_Job_:
Print, exactly as they stand, the lines from the start of the listing to the line containing "const labelNudge = [[26, 9], [9, -20], [-8, 8], [-27, 1]];", inclusive.

_Data excerpt_:
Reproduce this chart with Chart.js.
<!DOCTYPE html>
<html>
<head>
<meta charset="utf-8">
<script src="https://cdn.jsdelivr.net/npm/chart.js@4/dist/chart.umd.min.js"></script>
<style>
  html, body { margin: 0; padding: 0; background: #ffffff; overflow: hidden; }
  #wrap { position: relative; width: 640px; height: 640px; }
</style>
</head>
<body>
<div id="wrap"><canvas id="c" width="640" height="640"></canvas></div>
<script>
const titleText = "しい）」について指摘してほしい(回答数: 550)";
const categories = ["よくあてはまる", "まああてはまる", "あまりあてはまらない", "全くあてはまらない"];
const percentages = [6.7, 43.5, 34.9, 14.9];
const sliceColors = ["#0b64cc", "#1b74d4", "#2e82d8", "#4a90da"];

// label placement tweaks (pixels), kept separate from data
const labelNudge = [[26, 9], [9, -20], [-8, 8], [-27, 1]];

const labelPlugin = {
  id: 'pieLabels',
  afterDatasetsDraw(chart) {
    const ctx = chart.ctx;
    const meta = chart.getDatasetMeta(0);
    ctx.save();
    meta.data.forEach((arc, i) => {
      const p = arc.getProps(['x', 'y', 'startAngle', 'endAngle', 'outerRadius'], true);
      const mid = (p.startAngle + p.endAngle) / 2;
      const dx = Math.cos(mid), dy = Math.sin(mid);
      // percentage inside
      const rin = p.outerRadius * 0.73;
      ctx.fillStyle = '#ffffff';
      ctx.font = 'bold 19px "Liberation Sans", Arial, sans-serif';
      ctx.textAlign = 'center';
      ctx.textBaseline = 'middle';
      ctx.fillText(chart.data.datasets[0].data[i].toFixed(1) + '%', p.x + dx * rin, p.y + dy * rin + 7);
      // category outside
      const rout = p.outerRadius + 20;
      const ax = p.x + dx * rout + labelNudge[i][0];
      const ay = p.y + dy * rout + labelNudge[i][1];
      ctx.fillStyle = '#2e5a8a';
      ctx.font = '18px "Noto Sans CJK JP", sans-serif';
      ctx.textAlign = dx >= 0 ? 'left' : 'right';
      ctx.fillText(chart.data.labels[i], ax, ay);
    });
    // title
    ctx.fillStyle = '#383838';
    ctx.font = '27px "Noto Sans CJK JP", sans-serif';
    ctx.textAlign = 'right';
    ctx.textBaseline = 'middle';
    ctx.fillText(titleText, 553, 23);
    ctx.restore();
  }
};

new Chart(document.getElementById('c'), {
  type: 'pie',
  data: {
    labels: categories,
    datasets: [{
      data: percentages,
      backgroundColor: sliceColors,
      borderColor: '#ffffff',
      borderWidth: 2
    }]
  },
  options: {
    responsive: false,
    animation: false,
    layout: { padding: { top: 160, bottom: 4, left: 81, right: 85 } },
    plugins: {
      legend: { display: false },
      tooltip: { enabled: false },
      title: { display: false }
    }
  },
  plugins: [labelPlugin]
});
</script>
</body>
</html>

_Answer for the task_:
Reproduce this chart with Chart.js.
<!DOCTYPE html>
<html>
<head>
<meta charset="utf-8">
<script src="https://cdn.jsdelivr.net/npm/chart.js@4/dist/chart.umd.min.js"></script>
<style>
  html, body { margin: 0; padding: 0; background: #ffffff; overflow: hidden; }
  #wrap { position: relative; width: 640px; height: 640px; }
</style>
</head>
<body>
<div id="wrap"><canvas id="c" width="640" height="640"></canvas></div>
<script>
const titleText = "しい）」について指摘してほしい(回答数: 550)";
const categories = ["よくあてはまる", "まああてはまる", "あまりあてはまらない", "全くあてはまらない"];
const percentages = [6.7, 43.5, 34.9, 14.9];
const sliceColors = ["#0b64cc", "#1b74d4", "#2e82d8", "#4a90da"];

// label placement tweaks (pixels), kept separate from data
const labelNudge = [[26, 9], [9, -20], [-8, 8], [-27, 1]];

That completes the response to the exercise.